— Хорошо, — кивнул я, с легким стыдом ощущая в кармане увесистый намыв в пакетике и обломок ивернита. — Прямо сейчас и переложу, — сказал с готовностью, — в рюкзаке полно места. Пусть у Наташки хоть что-то будет от отца…
Тут со двора донеслись громкие голоса, и в дверь постучали.
— О, рабсила прибыла! — хихикнул Тахир Мурадович, и крикнул на редкость молодым голосом: — Входите, открыто!
Ввалилось четверо дюжих парней во главе со старшим сержантом Кетовым. Кетов ухмыльнулся и отрапортовал:
— Готовы оказывать бескорыстную помощь советской науке!
— Вольно, — скомандовал я. — Вы пешком или на колесах?
— Товарищ майор дал «шишигой» попользоваться! До вечера.
— Нормально. Рустам!
— Ась? — донеслось из глубин дома.
— По машинам!
* * *
Пришлось сделать крюк, чтобы форсировать Мургаб. Вода шла перекатом через каменистый брод, с шумом омывала колеса, захлестывая и бурля. Лишь однажды вездеходная «шишига» дрогнула под напором реки, но рявкнула мотором, и выбралась на берег, хрустя галькой. Круча из песчаника ушла в небо…
— Етта… — Вайткус, приставив ладонь козырьком ко лбу, всё пытался разглядеть «единственный вход». — Туда, наверное, только сверху и попадешь!
— Да! — кивнул Тахир Мурадович. — По веревочной лестнице. Раньше был еще один ход, очень широкий — по нему два верблюда бок о бок пройти могли. В Екедешик прятались басмачи, шпионы, контрабандисты, и чекисты подорвали ход… где-то в тридцатых… — он огляделся. — Видите промоины? А вон вода выбивается… Обвал где-то здесь был… Да-да! Вон те два камня, я их помню! Случился оползень, порода осела — и вскрыла проход…
— Не двигайтесь, Тахир Мурадович, — очень спокойно выговорил я, плавно приседая. Саперная лопатка здесь не поможет, а вот штык-нож…
Я нашарил на поясе у сверхсрочника Глебского рукоятку, и потянул.
— Ч-чего? — обалдел погранец.
— Ти-хо!
Там, где мы стояли, песчаник, видимо, подмытый вешними потоками, прятал глубокую нишу. В ее тени плавно разворачивала тяжелые кольца громадная змея. Я не знаток, но, по-моему, это была гюрза — она не шипела, не раздувала капюшон, а хладнокровно выжидала, готовясь к броску, сжимая себя, как витки пружины. И разжала!
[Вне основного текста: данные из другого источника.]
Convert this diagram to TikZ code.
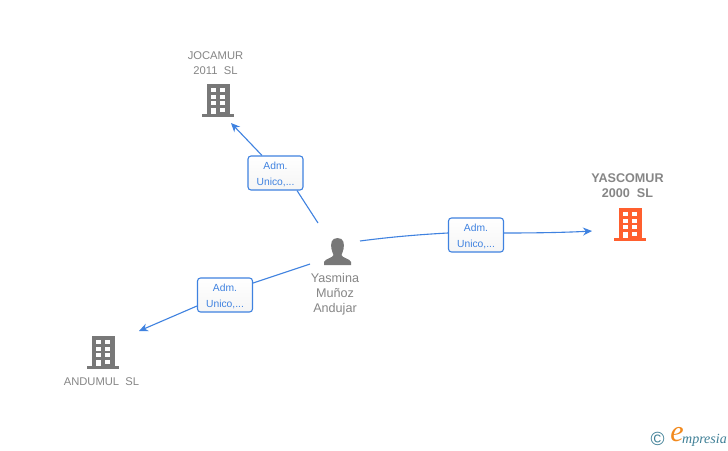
\documentclass[tikz,border=0pt]{standalone}
\usepackage{fontspec}
\setmainfont{Liberation Sans}
\newfontfamily\logofont{Liberation Serif}
\usetikzlibrary{arrows.meta}
\definecolor{linkblue}{HTML}{3F82E0}
\definecolor{iconGrey}{HTML}{787878}
\definecolor{textGrey}{HTML}{868686}
\definecolor{hot}{HTML}{FF5F2E}
\definecolor{logoTeal}{HTML}{3E7F96}
\definecolor{logoOrange}{HTML}{F28A1E}
\newcommand{\rolelabel}{\rule{0pt}{9.5pt}Adm.\\Unico,...}
\tikzset{
  x=1pt,y=-1pt,
  role/.style={draw=linkblue,line width=1.1pt,rounded corners=3pt,minimum width=55pt,minimum height=34pt,
    inner sep=0pt,top color=white,bottom color=black!4,text=linkblue,font=\fontsize{10.3}{16}\selectfont,align=center},
  link/.style={draw=linkblue,line width=1.1pt},
  tip/.style={-{Stealth[length=9pt,width=8pt]}},
  entity/.style={text=textGrey,font=\fontsize{11.2}{15}\selectfont,align=center,inner sep=0pt},
  personname/.style={text=textGrey,font=\fontsize{12.6}{15}\selectfont,align=center,inner sep=0pt},
  pics/building/.style={code={
    \fill[#1] (-11.5,-16) rectangle (11.5,14);
    \fill[#1] (-16,14) rectangle (16,17);
    \foreach \yy in {-12,-5.5,1}{
      \fill[white] (-7,\yy) rectangle (-2.2,\yy+4.4);
      \fill[white] (2.4,\yy) rectangle (7.2,\yy+4.4);
    }
    \fill[white] (-7,7.5) rectangle (-2.2,14);
    \fill[white] (2.4,7.5) rectangle (7.2,12);
  }}
}
\begin{document}
\begin{tikzpicture}
\useasboundingbox (0,0) rectangle (728,450);
\fill[white] (0,0) rectangle (728,450);

% icons
\pic at (218,100) {building=iconGrey};
\pic at (630,224) {building=hot};
\pic at (103,352) {building=iconGrey};

% person
\fill[iconGrey] (337.5,238) .. controls (331,238) and (330.5,244) .. (331.5,249)
  .. controls (332,252) and (333,253) .. (333.5,255)
  .. controls (333,258) and (325,258.5) .. (324,262) -- (324,265) -- (351,265) -- (351,262)
  .. controls (350,258.5) and (342,258) .. (341.5,255)
  .. controls (342,253) and (343,252) .. (343.5,249)
  .. controls (344.5,244) and (344,238) .. (337.5,238) -- cycle;

% labels
\node[entity] (jocamur) at (215.5,63) {JOCAMUR\\2011\ \ SL};
\node[entity,font=\fontsize{12.6}{15}\selectfont\bfseries] (yascomur) at (627.5,185.5) {YASCOMUR\\2000\ \ SL};
\node[entity] (andumul) at (101.5,382) {ANDUMUL\ \ SL};
\node[personname] (person) at (335,294.5) {Yasmina\\Muñoz\\Andujar};

% role boxes
\node[role] (r1) at (275.5,173) {\rolelabel};
\node[role] (r2) at (476,235) {\rolelabel};
\node[role] (r3) at (225,295) {\rolelabel};

% free ends
\coordinate (p1) at (318,223);
\coordinate (p2) at (360,241);
\coordinate (p3) at (310,264);
\coordinate (b1) at (231,123);
\coordinate (b2) at (592,231);
\coordinate (b3) at (139,331);

% connectors
\draw[link] (p1) -- ([xshift=21.5pt]r1.south);
\draw[link,tip] ([xshift=-13.5pt]r1.north) -- (b1);
\draw[link] (p2) .. controls (390,237) and (420,234.5) .. ([yshift=2pt]r2.west);
\draw[link,tip] ([yshift=2pt]r2.east) .. controls (535,233) and (565,232.5) .. (b2);
\draw[link] (p3) -- ([yshift=12pt]r3.east);
\draw[link,tip] ([yshift=-11pt]r3.west) -- (b3);

% logo
\node[inner sep=0pt,text=logoTeal,font=\fontsize{19}{19}\selectfont] (copy) at (657.5,438.5) {©};
\node[inner sep=0pt,text=logoOrange,font=\logofont\itshape\fontsize{30}{30}\selectfont] (logoe) at (677,435) {e};
\node[inner sep=0pt,anchor=base west,text=logoTeal,font=\logofont\itshape\fontsize{14}{14}\selectfont] (logotext) at (682,443) {mpresia};
\end{tikzpicture}
\end{document}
Чешуйчатое тело метнулось, как брошенное копье — ромбическая голова ощерила пасть, блеснули два кривых клыка с дрожащими каплями яда на острых кончиках. Вот-вот вопьется военврачу в ногу ниже колена…
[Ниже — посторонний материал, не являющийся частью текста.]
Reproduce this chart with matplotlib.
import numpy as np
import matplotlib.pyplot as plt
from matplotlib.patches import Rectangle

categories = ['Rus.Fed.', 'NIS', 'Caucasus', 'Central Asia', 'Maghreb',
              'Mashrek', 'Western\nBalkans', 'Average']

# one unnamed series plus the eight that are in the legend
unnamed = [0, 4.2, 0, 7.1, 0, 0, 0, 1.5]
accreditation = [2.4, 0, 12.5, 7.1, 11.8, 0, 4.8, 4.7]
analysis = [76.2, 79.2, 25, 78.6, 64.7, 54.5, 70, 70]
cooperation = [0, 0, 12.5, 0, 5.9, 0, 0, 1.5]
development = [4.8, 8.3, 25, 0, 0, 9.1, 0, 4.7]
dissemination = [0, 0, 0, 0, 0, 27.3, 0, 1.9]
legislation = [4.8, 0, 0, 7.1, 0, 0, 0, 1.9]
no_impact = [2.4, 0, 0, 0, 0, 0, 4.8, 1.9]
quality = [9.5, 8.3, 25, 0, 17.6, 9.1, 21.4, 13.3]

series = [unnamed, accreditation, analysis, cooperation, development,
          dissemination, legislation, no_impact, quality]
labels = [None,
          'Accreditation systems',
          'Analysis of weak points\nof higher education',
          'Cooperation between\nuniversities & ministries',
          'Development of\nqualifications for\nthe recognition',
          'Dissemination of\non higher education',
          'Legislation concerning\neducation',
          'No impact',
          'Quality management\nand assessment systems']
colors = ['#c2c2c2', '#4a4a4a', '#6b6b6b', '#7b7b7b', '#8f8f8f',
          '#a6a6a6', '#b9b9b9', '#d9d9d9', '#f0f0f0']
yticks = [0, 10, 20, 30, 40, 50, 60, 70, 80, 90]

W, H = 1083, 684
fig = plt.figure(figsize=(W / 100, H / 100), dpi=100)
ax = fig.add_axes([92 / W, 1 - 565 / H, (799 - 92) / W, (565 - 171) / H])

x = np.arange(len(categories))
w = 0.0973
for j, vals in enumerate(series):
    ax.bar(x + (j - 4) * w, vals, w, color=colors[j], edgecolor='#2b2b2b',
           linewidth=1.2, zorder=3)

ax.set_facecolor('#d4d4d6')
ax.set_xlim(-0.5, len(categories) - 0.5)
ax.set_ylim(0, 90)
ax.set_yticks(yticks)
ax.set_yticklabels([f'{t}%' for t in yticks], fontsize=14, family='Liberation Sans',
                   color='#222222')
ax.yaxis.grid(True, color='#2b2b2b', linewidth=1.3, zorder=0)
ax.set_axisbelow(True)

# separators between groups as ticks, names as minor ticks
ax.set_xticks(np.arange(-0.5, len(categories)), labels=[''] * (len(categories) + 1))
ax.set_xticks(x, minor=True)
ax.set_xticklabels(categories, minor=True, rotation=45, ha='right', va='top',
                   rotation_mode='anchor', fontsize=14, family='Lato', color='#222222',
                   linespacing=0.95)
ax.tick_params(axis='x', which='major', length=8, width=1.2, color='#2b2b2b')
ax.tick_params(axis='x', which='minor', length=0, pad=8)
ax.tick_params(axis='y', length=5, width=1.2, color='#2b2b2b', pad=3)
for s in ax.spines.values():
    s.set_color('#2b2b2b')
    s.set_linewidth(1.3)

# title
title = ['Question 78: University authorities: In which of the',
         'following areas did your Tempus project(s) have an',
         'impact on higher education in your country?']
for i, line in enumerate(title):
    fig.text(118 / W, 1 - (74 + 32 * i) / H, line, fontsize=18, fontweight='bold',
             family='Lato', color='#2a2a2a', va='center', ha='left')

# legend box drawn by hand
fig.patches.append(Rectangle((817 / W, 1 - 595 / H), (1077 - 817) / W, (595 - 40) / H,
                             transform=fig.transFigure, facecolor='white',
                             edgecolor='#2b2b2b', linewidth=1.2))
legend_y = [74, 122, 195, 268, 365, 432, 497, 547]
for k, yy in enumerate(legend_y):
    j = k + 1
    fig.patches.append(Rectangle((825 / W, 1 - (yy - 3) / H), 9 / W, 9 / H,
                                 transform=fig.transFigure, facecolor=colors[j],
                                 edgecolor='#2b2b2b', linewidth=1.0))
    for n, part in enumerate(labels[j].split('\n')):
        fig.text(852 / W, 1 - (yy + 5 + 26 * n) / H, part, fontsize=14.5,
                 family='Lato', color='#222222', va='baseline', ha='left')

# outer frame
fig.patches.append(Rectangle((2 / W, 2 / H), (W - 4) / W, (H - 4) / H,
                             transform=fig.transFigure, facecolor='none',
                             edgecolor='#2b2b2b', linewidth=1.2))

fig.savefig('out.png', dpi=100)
Но я был быстрее. Лезвие ножа, хоть и туповатое, со свистом полоснуло воздух, отсекая змеюке голову.
Хвост хлестнул в агонии, туловище закорчилось в извивах…
— О, Аллах! — выдохнул военврач-атеист, бледнея впросинь.
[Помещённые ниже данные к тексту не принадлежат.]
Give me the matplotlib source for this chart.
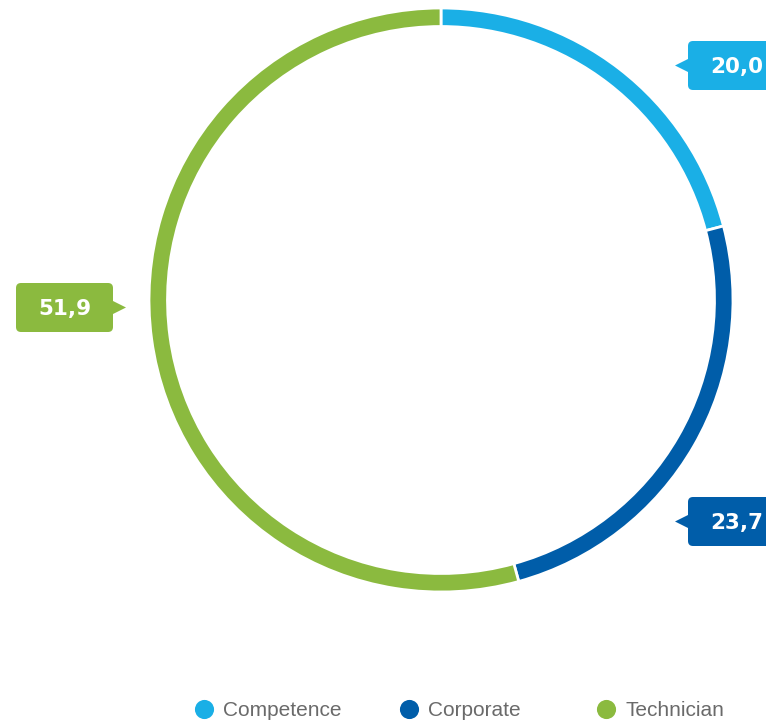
import matplotlib
matplotlib.use("Agg")
import matplotlib.pyplot as plt
from matplotlib.patches import FancyBboxPatch, Polygon

categories = ["Competence", "Corporate", "Technician"]
values = [20.0, 23.7, 51.9]
labels = ["20,0", "23,7", "51,9"]
colors = ["#1AAFE6", "#005DA9", "#8BBA3F"]

W, H = 766, 723
fig = plt.figure(figsize=(W / 100, H / 100), dpi=100)
ax = fig.add_axes([0, 0, 1, 1])

cx, cy, R, ring = 441, H - 300, 292, 18.5
ax.pie(values, colors=colors, radius=R, center=(cx, cy), startangle=90,
       counterclock=False,
       wedgeprops=dict(width=ring, edgecolor="white", linewidth=2.0),
       frame=True)
ax.set_xlim(0, W)
ax.set_ylim(0, H)
ax.set_aspect("equal")
ax.axis("off")

# callout boxes: (box left, box top (px from top), pointer side)
callouts = [(688, 41, "left"), (688, 497, "left"), (16, 283, "right")]
bw, bh, ptr = 97, 49, 13
for (bx, bt, side), lab, col in zip(callouts, labels, colors):
    by = H - bt - bh
    box = FancyBboxPatch((bx, by), bw, bh,
                         boxstyle="round,pad=0,rounding_size=5",
                         fc=col, ec="none", zorder=5)
    ax.add_patch(box)
    ymid = by + bh / 2
    if side == "left":
        tri = [(bx + 1, ymid + 7), (bx + 1, ymid - 7), (bx - ptr, ymid)]
    else:
        tri = [(bx + bw - 1, ymid + 7), (bx + bw - 1, ymid - 7), (bx + bw + ptr, ymid)]
    ax.add_patch(Polygon(tri, closed=True, fc=col, ec="none", zorder=5))
    ax.text(bx + bw / 2, ymid, lab, color="white", fontsize=15.5,
            fontweight="bold", family="DejaVu Sans",
            ha="center", va="center_baseline", zorder=6)

# legend
leg_x = [204, 409, 606]
leg_y = H - 709
for x, cat, col in zip(leg_x, categories, colors):
    ax.scatter([x], [leg_y], s=190, color=col, zorder=5, linewidths=0)
    ax.text(x + 19, leg_y, cat, color="#6a6a6a", fontsize=15,
            family="Liberation Sans", ha="left", va="center_baseline")

fig.savefig("out.png", dpi=100, facecolor="white")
— Здоровучая какая… — выдохнул Кетов. — Метра три точно!
Я вернул сверхсрочнику его штык-нож, а он, с восторгом глядя на меня, спросил стесненно:
— А башку ее… Можно, я башку заберу?
— Забирай, — улыбнулся я. — Только гляди — клычки!
— Моя школа! — похвалился Рустам, с гордостью шлепая меня по плечу. Я скромно смолчал…
— Уф-ф! Миша, спасибо! — сказал Тахир Мурадович слабым голосом. Кряхтя, он присел. — Ну, да! Вот и проход! Узковат, как кошкин лаз, но ничего, дальше будет посвободнее — до самого завала! В семидесятом сюда можно было зайти в полный рост, а сейчас замыло… Айда, ребята!
— Э, нет! — притормозил Дворский энтузиастов, и подтащил мешки с горняцкой амуницией. — Каски — на головы! Фонарь цепляем на каску, аккумулятор — на ремень!
— А цэ шо таке? — пограничник Луценко поднял за ремень увесистый черный цилиндр величиной с двухлитровый бидончик.
— А цэ «спасатель», — серьезно ответил Федор Дмитриевич. — По-всякому, знаешь, случается. Вот, завалит если, «спасатель» даст кислород… минут на тридцать-сорок, и не задохнешься, пока тебя откапывать будут. Надевай!
Экипировавшись по всем правилам, мы полезли в «кошкин лаз».